Roilant needs a hero—fast. He’s trapped, betrothed to his cousin Eliset in an agreement made to help the destitute branches of their family line. But rumor has it that Eliset is a witch, a villainess behind the deaths of many in his family, and if Roilant weds her, he’ll meet the same fate.

Roilant didn’t put much stock in the rumors—until, that is, he tried to call off the betrothal. Since then, he’s been plagued by a series of nightmares demanding he return to Eliset’s side by the end of the month.

If he goes to her, he’ll surely be murdered for his fortune, but if he stays, he fears his cousin will kill him and his beloved, the woman he loves. Convinced only one man alive can help him, Roilant stumbles into the Honey Garden inn looking for a legend—a man named Cyrion.
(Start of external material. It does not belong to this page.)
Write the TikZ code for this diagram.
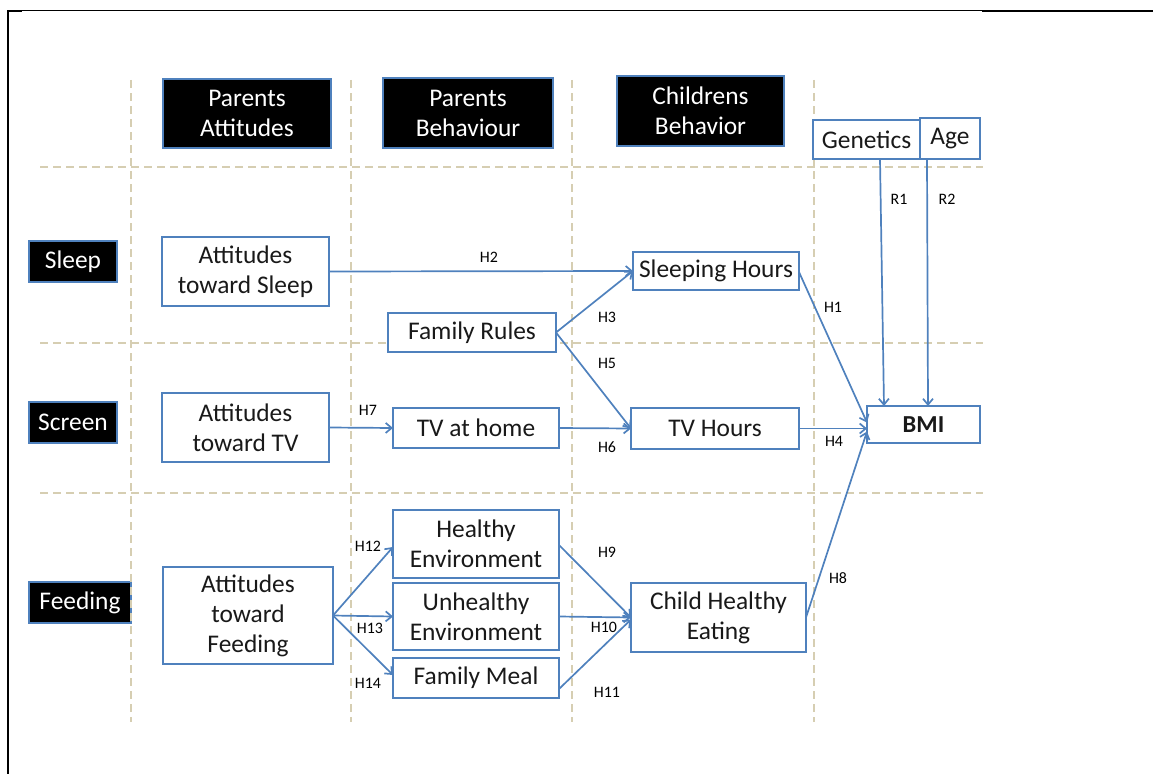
\documentclass[tikz,border=0pt]{standalone}
\usepackage{fontspec}
\setmainfont{Carlito}
\usetikzlibrary{arrows.meta,calc}
\definecolor{officeblue}{RGB}{79,129,189}
\definecolor{gridtan}{RGB}{214,206,178}
\begin{document}
\begin{tikzpicture}[x=1bp,y=-1bp,
  box/.style={draw=officeblue, line width=1.6bp, fill=white, inner sep=0pt, outer sep=0pt,
    align=center, font=\fontsize{25.5}{30}\selectfont, text=black!90},
  headbox/.style={box, fill=black, text=white},
  gridline/.style={draw=gridtan, line width=2bp, dash pattern=on 8bp off 5bp},
  link/.style={draw=officeblue, line width=1.7bp, -{Straight Barb[length=6bp,width=10bp]}},
  lbl/.style={font=\fontsize{16}{18}\selectfont, inner sep=0pt, text=black},
  frame/.style={draw=black, line cap=rect}
]
\useasboundingbox (0,0) rectangle (1153,774);

% page frame
\draw[frame, line width=2bp] (8,774) -- (8,11) -- (21,11);
\draw[frame, line width=1bp] (8,11) -- (983,11);
\draw[frame, line width=2.2bp] (983,11.3) -- (1153,11.3);

% row label that sits under the first column rule
\node[headbox, minimum width=102bp, minimum height=41bp] (fe) at (80,602.5) {Feeding};

% column and row rules
\foreach \gx in {131,351,572,814}
  \draw[gridline] (\gx,80) -- (\gx,722);
\foreach \gy in {167,343,493}
  \draw[gridline] (40,\gy) -- (983,\gy);

% column headers
\node[headbox, minimum width=168bp, minimum height=69bp] (pa) at (247,113.5) {Parents\\Attitudes};
\node[headbox, minimum width=170bp, minimum height=70bp] (pb) at (468,113) {Parents\\Behaviour};
\node[headbox, minimum width=167bp, minimum height=70bp] (cb) at (700.5,111) {Childrens\\Behavior};

% row labels
\node[headbox, minimum width=88bp, minimum height=41bp] (sl) at (73,261.5) {Sleep};
\node[headbox, minimum width=88bp, minimum height=41bp] (sc) at (73,422.5) {Screen};

% covariates
\node[box, minimum width=107bp, minimum height=39bp] (gen) at (866.5,139.5) {Genetics};
\node[box, minimum width=60bp, minimum height=41bp] (age) at (950,138.5) {Age};

% model boxes
\node[box, minimum width=167bp, minimum height=69bp] (ats) at (245.5,271.5) {Attitudes\\toward Sleep};
\node[box, minimum width=167bp, minimum height=69bp] (att) at (245.5,427.5) {Attitudes\\toward TV};
\node[box, minimum width=170bp, minimum height=97bp] (atf) at (248,615.5) {Attitudes\\toward\\Feeding};
\node[box, minimum width=168bp, minimum height=39bp] (fr) at (472,332.5) {Family Rules};
\node[box, minimum width=166bp, minimum height=40bp] (tah) at (476,428) {TV at home};
\node[box, minimum width=166bp, minimum height=68bp] (he) at (476,544) {Healthy\\Environment};
\node[box, minimum width=166bp, minimum height=67bp] (ue) at (476,616.5) {Unhealthy\\Environment};
\node[box, minimum width=166bp, minimum height=40bp] (fm) at (476,678) {Family Meal};
\node[box, minimum width=166bp, minimum height=38bp] (sh) at (716,271) {Sleeping Hours};
\node[box, minimum width=168bp, minimum height=41bp] (tvh) at (715,428.5) {TV Hours};
\node[box, minimum width=175bp, minimum height=69bp] (che) at (718.5,617.5) {Child Healthy\\Eating};
\node[box, minimum width=113bp, minimum height=37bp, font=\fontsize{24.5}{30}\selectfont\bfseries] (bmi) at (923.5,424.5) {BMI};

% paths
\draw[link] (ats.east) -- (sh.west);
\draw[link] (fr.east) -- (sh.west);
\draw[link] (fr.east) -- (tvh.west);
\draw[link] (att.east) -- (tah.west);
\draw[link] (tah.east) -- (tvh.west);
\draw[link] ([yshift=-1bp]sh.east) -- ([yshift=2bp]bmi.west);
\draw[link] (tvh.east) -- (tvh.east -| bmi.west);
\draw[link] (che.east) -- ([yshift=-7bp]bmi.west);
\draw[link] ([xshift=13.5bp]gen.south) -- ([xshift=-39.5bp]bmi.north);
\draw[link] ([xshift=-23bp]age.south) -- ([xshift=4.5bp]bmi.north);
\draw[link] (atf.east) -- ([yshift=-3bp]he.west);
\draw[link] (atf.east) -- (ue.west);
\draw[link] (atf.east) -- ([yshift=3bp]fm.west);
\draw[link] ([yshift=-1bp]he.east) -- (che.west);
\draw[link] (ue.east) -- (che.west);
\draw[link] ([yshift=-11bp]fm.east) -- ([yshift=-2bp]che.west);

% path labels
\node[lbl] (h2) at (489,257) {H2};
\node[lbl] (h3) at (607,317) {H3};
\node[lbl] (h5) at (607,363) {H5};
\node[lbl] (h7) at (368,410) {H7};
\node[lbl] (h6) at (607,447) {H6};
\node[lbl] (h1) at (833,307) {H1};
\node[lbl] (h4) at (834,441) {H4};
\node[lbl] (r1) at (899,199) {R1};
\node[lbl] (r2) at (947,199) {R2};
\node[lbl] (h12) at (368,546) {H12};
\node[lbl] (h13) at (370,628) {H13};
\node[lbl] (h14) at (368,683) {H14};
\node[lbl] (h9) at (607,552) {H9};
\node[lbl] (h10) at (604,627) {H10};
\node[lbl] (h11) at (607,692) {H11};
\node[lbl] (h8) at (838,578) {H8};
\end{tikzpicture}
\end{document}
All anyone seems to have are stories, but everyone’s heard tell of the mighty Cyrion. They say that he looks like an angel, with hair like the sky of earnest sunrise.

That he’s an adventurer, a vanquisher of evil and a defender of man. That he’s a fearless swordsman, a master of disguise, and a genius detective. Some say he’s defeated demons and outwitted wizards. That he’s solved impossible mysteries and survived inescapable death. But is he for real? And—more importantly—is he for hire?